§ **WHAT IS EXPECTED**
Locate and copy each line in the data that contains the word "chart".

§ **DATASET SECTION**
= = = = = = =

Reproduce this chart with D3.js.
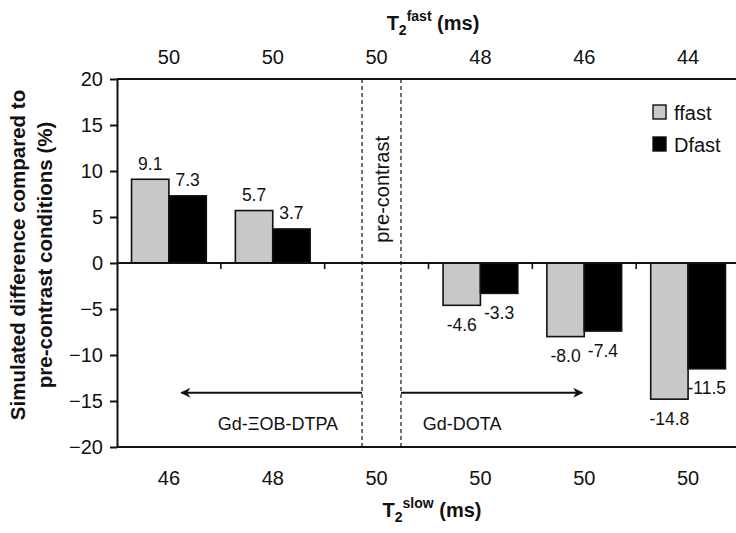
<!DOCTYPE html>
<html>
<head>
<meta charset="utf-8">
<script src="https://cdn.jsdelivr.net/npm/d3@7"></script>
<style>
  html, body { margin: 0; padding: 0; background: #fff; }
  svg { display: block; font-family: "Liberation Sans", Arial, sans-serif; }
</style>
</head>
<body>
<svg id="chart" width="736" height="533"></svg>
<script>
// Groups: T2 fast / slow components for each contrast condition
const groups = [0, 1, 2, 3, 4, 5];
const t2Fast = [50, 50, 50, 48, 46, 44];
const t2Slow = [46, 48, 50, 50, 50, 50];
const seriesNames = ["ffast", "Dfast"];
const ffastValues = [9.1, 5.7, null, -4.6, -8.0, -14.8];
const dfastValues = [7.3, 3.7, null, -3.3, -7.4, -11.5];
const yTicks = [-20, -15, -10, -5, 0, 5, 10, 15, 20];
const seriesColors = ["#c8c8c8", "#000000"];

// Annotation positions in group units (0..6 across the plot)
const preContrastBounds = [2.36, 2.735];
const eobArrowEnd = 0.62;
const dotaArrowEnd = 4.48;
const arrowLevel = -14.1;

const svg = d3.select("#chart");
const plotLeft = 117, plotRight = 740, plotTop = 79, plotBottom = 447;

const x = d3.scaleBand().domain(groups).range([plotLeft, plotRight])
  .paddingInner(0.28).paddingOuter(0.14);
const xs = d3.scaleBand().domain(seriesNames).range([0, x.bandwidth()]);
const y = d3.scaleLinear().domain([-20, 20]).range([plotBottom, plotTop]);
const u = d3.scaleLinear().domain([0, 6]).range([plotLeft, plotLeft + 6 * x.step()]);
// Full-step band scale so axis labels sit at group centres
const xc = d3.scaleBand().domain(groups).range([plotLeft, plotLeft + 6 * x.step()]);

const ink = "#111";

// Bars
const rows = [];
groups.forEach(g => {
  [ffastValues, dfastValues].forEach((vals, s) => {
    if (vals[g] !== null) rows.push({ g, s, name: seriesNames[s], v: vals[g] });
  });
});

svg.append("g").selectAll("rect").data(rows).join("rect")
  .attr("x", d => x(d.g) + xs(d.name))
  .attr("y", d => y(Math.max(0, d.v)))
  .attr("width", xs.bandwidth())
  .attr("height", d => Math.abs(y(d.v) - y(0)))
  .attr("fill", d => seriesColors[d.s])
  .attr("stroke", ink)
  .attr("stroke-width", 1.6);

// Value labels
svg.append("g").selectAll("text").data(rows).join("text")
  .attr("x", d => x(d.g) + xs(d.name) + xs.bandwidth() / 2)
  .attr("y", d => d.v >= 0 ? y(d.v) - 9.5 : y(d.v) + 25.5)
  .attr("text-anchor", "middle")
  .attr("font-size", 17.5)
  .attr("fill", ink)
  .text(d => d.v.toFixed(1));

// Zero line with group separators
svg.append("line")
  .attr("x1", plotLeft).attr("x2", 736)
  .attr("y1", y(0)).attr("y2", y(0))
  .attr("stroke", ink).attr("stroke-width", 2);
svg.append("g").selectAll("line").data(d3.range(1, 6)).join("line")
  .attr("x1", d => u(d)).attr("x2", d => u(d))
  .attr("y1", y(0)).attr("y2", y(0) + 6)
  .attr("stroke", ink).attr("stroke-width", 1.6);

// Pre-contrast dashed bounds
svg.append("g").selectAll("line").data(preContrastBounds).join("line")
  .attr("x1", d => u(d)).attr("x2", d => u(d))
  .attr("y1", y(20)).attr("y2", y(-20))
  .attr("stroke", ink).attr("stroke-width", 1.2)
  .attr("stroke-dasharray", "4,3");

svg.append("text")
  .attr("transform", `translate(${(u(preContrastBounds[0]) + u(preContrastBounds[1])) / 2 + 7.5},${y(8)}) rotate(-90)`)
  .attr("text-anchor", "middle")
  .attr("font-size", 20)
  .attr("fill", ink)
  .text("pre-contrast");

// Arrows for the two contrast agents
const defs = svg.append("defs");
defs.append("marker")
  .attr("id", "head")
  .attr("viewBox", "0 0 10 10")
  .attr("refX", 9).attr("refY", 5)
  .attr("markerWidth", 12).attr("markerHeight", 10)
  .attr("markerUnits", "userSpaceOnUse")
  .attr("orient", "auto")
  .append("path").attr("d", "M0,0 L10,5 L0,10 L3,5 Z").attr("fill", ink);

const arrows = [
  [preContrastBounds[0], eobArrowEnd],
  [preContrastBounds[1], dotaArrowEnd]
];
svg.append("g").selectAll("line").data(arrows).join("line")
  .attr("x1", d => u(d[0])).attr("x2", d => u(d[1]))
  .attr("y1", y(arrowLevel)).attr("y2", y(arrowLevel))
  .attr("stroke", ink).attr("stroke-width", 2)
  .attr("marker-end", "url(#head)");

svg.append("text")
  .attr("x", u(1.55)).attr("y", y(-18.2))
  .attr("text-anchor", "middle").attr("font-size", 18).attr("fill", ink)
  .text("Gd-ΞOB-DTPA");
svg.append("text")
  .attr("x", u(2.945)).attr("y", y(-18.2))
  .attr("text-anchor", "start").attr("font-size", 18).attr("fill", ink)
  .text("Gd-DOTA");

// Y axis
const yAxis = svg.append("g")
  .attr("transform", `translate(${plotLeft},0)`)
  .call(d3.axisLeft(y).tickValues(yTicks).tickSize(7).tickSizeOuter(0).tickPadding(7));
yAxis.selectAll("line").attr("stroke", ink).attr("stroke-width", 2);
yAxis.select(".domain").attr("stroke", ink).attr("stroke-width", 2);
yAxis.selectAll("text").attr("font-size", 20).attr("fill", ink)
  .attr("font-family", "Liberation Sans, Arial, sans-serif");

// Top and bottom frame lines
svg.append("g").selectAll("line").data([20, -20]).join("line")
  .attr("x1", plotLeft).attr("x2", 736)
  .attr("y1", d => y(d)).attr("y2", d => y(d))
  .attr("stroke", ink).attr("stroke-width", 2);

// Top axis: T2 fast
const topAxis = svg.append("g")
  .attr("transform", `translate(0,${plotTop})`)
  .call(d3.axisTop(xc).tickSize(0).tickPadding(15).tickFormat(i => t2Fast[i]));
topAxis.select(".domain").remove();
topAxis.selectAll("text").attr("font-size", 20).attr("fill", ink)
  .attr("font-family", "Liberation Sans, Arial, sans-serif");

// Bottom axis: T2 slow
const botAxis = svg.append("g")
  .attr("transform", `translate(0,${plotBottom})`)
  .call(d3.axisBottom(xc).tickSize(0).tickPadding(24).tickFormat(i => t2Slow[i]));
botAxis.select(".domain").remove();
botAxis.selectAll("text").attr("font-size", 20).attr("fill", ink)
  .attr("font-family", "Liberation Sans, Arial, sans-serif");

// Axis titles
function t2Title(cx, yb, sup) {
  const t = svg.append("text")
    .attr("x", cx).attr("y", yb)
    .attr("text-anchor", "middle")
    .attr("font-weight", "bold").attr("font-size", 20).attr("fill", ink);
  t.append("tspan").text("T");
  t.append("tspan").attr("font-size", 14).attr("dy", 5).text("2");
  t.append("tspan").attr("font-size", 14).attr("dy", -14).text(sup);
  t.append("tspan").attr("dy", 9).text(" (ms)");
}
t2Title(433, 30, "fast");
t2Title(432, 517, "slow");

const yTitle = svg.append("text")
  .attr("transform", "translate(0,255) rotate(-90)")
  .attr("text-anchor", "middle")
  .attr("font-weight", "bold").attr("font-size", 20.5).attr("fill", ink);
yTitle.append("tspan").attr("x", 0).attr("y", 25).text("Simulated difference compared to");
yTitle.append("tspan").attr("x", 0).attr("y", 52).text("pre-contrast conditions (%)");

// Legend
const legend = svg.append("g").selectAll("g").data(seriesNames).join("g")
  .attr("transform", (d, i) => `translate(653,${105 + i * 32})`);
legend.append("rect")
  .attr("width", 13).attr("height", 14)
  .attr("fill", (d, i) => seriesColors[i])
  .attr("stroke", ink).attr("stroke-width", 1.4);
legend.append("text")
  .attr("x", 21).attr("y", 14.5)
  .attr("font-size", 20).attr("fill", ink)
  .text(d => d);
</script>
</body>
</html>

= = = = = = =

§ **RESULT**
Reproduce this chart with D3.js.
<svg id="chart" width="736" height="533"></svg>
const svg = d3.select("#chart");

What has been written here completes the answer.